«Esto se ha acabado, los nuestros nos han sacrificado». Los mensajes de Puigdemont a Toni Comín revelados por Telecinco, aparentemente, sellan el ocaso del procés. El ex presidente de la Generalitat permanece imputado por cinco delitos y Junqueras arrastra 90 días en prisión preventiva. Pelea, reproches en público, descontrol en la Ciutadella. Parece que ERC ha enterrado el unilateralismo. Es una noticia que causa alivio general. Incluido a Rajoy, que no disimula sus deseos de levantar el 155. «Intervenir la Generalitat fue más fácil de lo esperado pero lo mejor es que todo vuelva ya a la normalidad», me decía hace unos días un alto cargo próximo a la Vicepresidencia del Gobierno. No habrá normalidad a corto plazo, pero tampoco un procés II.

Los mensajes del ex president muestran la farsa soberanista. Cinismo, doble lenguaje y engaño a todos los catalanes de buena fe que se endilgan una careta con su rostro. Puigdemont trata de salvar su pellejo político y endosar a Esquerra la rendición soberanista ante Moncloa. Sus confesiones tienen un interés informativo notable, pero el escenario parlamentario permanece en manos de los independentistas. O insurrección o aceptación plena del Estado de derecho. O Junts per Catalunya se aviene a buscar otro candidato o habrá repetición electoral.

Lo relevante ahora es no confundir la derrota del kamikaze que huyó a Bruselas con la solución al problema catalán, por decirlo a la manera orteguiana. Rajoy ha salvado los muebles. Pero eso no le exime de su responsabilidad -por omisión- a la hora de imponer una visión cortoplacista ante el mayor reto político del Estado desde la Transición.
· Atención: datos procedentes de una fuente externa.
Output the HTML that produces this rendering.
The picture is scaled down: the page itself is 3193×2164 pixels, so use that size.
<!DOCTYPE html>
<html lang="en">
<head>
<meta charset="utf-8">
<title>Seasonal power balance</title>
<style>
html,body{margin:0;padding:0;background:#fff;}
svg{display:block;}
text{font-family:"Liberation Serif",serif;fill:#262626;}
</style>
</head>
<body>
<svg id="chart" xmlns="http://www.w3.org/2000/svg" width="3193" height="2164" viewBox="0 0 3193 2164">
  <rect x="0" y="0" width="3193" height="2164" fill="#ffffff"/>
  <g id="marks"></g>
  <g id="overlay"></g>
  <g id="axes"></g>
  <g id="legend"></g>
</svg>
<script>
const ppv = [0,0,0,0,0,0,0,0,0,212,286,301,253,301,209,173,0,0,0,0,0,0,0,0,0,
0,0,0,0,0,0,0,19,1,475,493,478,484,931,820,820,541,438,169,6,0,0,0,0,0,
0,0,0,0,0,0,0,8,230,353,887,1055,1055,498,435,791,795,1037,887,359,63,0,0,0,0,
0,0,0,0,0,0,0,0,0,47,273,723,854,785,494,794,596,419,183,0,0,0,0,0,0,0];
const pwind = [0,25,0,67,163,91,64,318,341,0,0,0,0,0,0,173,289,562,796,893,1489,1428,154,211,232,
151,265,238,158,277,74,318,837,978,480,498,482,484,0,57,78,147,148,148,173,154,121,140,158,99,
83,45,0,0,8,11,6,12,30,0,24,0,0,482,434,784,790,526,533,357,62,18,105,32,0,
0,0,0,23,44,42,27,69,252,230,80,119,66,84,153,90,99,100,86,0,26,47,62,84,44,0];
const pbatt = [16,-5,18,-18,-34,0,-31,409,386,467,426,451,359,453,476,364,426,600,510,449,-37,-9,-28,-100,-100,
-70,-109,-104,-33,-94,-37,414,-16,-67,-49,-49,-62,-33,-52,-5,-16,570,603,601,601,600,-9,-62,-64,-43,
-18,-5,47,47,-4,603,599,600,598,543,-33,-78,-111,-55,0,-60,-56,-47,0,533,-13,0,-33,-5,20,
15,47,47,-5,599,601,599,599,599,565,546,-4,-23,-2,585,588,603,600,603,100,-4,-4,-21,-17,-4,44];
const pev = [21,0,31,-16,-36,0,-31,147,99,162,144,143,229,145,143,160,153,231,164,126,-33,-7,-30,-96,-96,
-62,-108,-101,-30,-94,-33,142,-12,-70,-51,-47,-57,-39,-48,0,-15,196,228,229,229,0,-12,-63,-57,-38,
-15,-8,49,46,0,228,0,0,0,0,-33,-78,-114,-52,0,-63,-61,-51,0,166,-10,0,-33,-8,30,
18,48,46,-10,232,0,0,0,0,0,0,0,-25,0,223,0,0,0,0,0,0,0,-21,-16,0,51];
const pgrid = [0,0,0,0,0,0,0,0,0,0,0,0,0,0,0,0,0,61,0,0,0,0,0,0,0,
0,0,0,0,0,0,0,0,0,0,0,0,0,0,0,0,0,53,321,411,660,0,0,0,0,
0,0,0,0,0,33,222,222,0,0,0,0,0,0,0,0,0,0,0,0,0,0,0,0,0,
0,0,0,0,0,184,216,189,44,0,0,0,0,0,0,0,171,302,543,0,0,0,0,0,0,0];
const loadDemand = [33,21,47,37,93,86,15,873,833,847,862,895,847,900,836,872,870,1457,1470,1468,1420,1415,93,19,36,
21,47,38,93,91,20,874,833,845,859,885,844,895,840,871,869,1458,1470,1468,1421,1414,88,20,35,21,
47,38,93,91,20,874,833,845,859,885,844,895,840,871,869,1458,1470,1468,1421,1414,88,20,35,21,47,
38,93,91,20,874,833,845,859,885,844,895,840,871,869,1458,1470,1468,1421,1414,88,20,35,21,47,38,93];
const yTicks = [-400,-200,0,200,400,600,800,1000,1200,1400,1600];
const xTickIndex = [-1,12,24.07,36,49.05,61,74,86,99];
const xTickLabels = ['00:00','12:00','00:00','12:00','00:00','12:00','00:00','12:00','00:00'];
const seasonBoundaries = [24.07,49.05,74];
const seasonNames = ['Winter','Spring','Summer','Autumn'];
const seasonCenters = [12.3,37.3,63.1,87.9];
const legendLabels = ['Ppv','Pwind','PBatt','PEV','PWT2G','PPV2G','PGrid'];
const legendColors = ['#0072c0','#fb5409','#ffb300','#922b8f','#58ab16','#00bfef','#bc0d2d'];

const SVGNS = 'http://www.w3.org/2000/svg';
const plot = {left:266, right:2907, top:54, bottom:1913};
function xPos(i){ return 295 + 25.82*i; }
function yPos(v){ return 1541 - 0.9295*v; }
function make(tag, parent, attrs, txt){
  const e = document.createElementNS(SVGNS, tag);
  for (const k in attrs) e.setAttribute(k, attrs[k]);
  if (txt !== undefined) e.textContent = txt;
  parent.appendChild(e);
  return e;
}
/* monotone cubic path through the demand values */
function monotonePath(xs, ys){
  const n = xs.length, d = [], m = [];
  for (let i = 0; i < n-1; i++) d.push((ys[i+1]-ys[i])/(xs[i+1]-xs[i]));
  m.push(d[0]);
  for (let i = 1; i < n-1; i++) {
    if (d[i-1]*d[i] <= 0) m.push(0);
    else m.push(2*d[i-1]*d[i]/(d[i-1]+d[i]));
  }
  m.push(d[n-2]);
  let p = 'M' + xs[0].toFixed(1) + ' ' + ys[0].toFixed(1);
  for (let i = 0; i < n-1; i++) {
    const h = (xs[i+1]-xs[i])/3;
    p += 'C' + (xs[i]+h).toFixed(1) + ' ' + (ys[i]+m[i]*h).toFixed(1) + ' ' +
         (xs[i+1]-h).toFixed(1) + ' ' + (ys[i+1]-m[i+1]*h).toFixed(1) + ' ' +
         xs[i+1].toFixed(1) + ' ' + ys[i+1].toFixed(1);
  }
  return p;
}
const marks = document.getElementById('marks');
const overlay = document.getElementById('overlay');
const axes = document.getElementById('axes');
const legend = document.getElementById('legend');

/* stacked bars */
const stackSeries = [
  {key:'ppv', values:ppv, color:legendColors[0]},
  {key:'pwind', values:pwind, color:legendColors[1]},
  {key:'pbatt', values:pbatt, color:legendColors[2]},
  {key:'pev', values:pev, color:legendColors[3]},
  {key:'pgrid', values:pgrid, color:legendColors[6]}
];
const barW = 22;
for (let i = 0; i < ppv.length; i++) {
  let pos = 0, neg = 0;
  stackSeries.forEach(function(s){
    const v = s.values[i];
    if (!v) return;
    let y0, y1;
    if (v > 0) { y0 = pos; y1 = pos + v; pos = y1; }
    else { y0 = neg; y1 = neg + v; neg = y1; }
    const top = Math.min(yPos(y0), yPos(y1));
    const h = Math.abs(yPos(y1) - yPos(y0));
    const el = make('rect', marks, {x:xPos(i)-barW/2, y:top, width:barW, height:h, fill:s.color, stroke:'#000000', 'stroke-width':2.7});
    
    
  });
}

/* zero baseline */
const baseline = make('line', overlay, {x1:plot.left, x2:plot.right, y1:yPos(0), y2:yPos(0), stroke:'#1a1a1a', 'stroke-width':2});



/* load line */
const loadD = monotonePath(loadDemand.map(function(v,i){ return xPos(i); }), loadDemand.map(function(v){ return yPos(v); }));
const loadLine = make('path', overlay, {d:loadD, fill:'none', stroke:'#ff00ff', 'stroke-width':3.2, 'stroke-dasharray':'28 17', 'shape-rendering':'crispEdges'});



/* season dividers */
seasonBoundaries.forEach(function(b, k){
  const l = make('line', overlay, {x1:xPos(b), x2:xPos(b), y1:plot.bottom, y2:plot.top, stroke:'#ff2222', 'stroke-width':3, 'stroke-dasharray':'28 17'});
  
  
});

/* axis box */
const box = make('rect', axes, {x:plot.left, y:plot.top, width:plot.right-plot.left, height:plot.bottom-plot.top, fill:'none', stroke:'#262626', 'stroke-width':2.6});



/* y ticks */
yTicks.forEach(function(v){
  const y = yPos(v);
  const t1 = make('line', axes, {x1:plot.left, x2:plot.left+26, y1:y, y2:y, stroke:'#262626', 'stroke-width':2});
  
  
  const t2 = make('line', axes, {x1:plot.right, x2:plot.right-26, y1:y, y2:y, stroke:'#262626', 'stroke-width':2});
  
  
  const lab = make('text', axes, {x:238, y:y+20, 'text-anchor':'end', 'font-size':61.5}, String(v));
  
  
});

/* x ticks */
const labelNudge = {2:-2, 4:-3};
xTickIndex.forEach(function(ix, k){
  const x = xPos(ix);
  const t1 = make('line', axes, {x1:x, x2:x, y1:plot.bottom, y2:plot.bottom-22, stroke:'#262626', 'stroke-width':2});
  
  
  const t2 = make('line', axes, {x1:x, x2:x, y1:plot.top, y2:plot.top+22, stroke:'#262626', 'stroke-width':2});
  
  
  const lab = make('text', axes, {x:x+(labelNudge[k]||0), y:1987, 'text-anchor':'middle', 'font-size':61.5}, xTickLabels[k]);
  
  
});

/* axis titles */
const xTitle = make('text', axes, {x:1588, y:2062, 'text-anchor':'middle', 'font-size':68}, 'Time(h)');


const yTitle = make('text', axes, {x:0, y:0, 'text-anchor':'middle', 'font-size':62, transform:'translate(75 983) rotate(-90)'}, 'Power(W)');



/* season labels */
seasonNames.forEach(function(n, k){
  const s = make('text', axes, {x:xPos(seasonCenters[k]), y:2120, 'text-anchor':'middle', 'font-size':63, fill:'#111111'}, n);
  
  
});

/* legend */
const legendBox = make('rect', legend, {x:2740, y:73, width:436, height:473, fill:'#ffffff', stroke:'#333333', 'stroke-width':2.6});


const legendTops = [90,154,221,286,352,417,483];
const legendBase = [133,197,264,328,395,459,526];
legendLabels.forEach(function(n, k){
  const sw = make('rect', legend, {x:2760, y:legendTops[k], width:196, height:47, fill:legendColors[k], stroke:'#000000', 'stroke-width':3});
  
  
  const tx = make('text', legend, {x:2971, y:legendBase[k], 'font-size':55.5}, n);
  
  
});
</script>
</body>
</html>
Nunca debió recoger firmas contra el Estatut. Nunca debió ignorar la amenaza de Mas de agitar el árbol secesionista. Nunca debió desdeñar la interpretación que hicieron los soberanistas de las elecciones de 2015, cuando convirtieron una victoria en un mandato para la autodeterminación. Nunca debió renunciar a la batalla del relato y del discurso político. Nunca debió escudarse en los tribunales para rehuir su liderazgo institucional. Y nunca debió exponer al TC a su fractura: primero por respeto a las normas; y, segundo, porque la investidura de Puigdemont, aunque contraria al Reglamento del Parlament, hubiera permitido a ERC librarse de él mediante la acción de la Justicia. Ya lo advirtió Rubalcaba: quieren que el Estado se lo quite de en medio. Lástima que no lo viera Sáenz de Santamaría, que desde la Operación Diálogo a las urnas que se le escaparon al CNI acumula una deficiente hoja de servicios.

Tras visitar Barcelona en 1916, Unamuno constató «cuán errados andaban los que aquí, en España, no veían en el catalanismo otra cosa que cuestión de negocio, de aranceles de aduana y de hegemonía industrial. No: había más, mucho más que eso y más íntimo». (Andanzas y visiones españolas, Espasa-Calpe).

Sigue habiendo más que eso. También una ceguera mutua que cercena la salida. El independentismo no acepta que con el 47% de apoyos puede gobernar, pero no ir a la secesión. El Gobierno no entiende que despachar lo urgente -frenar la ilegalidad- no puede servir de subterfugio para eludir lo importante: evitar que el porcentaje de desafección a España suba al 60%. Porque, si tal cosa ocurriera, ni los GEO pararían la segregación de Cataluña. Y eso lo sabe hasta Zoido.